From: Jakob 'sparky' Kaivo
Subject: Re: Sieve library
Date: Fri, 17 Aug 2001 10:04:28 -0700
User-agent: Mutt/1.3.20i

On Thu, Aug 09, 2001 at 11:57:27PM -0400, Sam Roberts wrote:
> 
> However, the daemon I describe is a "killer app". One of the most common
> questions on the mutt mailing lists is "how do I filter my mail". The
> answer is almost always "procmail". This is useless advice for many
> people, specifically all those whos companies IMAP servers don't or can't
> run procmail. People like me! So, we need to filter mail on the IMAP
> server, from a local machine, since we can't replace the MDA.
> 
> The next suggestion is usually run fetchmail to pull it to your local
> machine, and setup procmail there. But I *like* having my mail in an
> IMAP mailbox, I want it there, I just want it filtered.
> 
> Anyhow, that's where I'm trying to go first with sieve. And I think
> modifying it to act as an MDA would be great, I probably will, but
> I'm trying to work towards this daemon, because it fills a niche where
> there is no tool currently in existence. That's why I think it's a
> killer app, I think there's a lot of latent interest. For that matter,
> it's pretty close to a fetchmail replacement, too. Slightly different
> usage pattern, wouldn't do a bunch of cool things that fetchmail does,
> but for the basic job of bringing your mail down to your machine, you
> could do that with this daemon, and it would filter at the same time!

That sounds cool, but after my looking at Sieve, it seems to be more
limited than procmail.
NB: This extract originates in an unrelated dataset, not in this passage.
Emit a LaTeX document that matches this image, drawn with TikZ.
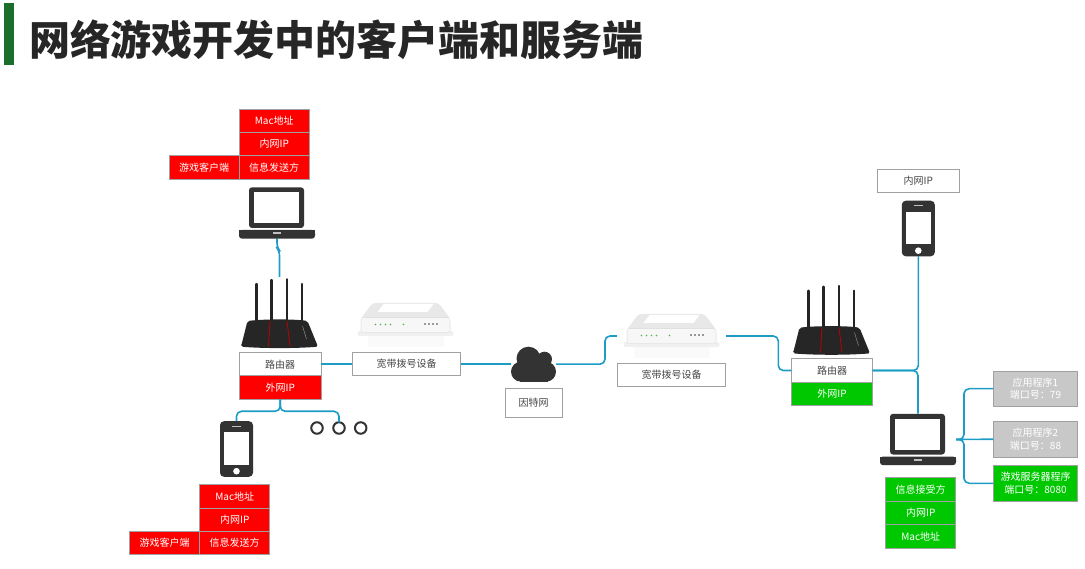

For example, this is my entirce .procmailrc
(with my comments removed):

MAILDIR=$HOME/.mail
DEFAULT=$MAILDIR/INBOX

:0:
* (^X-(Loop|BeenThere): |Sender: owner-)\/.+
{
   FILE=`echo $MATCH | sed -e 's/\(.*\)@\(.*\)/\2\/\1/'`

   :0:
   * ? test -d `dirname $FILE` || mkdir -p `dirname $FILE`
   $FILE
}

:0:
* ^FROM_MAILER
Junk

This matches every mailing list I am on and puts it in
~/.mail/<domain>/<address> (a slight bit of magic is needed since
procmail won't automatically create directories, that is the test
... line). From what I understood of the RFC, Sieve doesn't appear to
support this kind of matching and manipulation, but I would need a
seperate rule for every single list I am on. Am I wrong?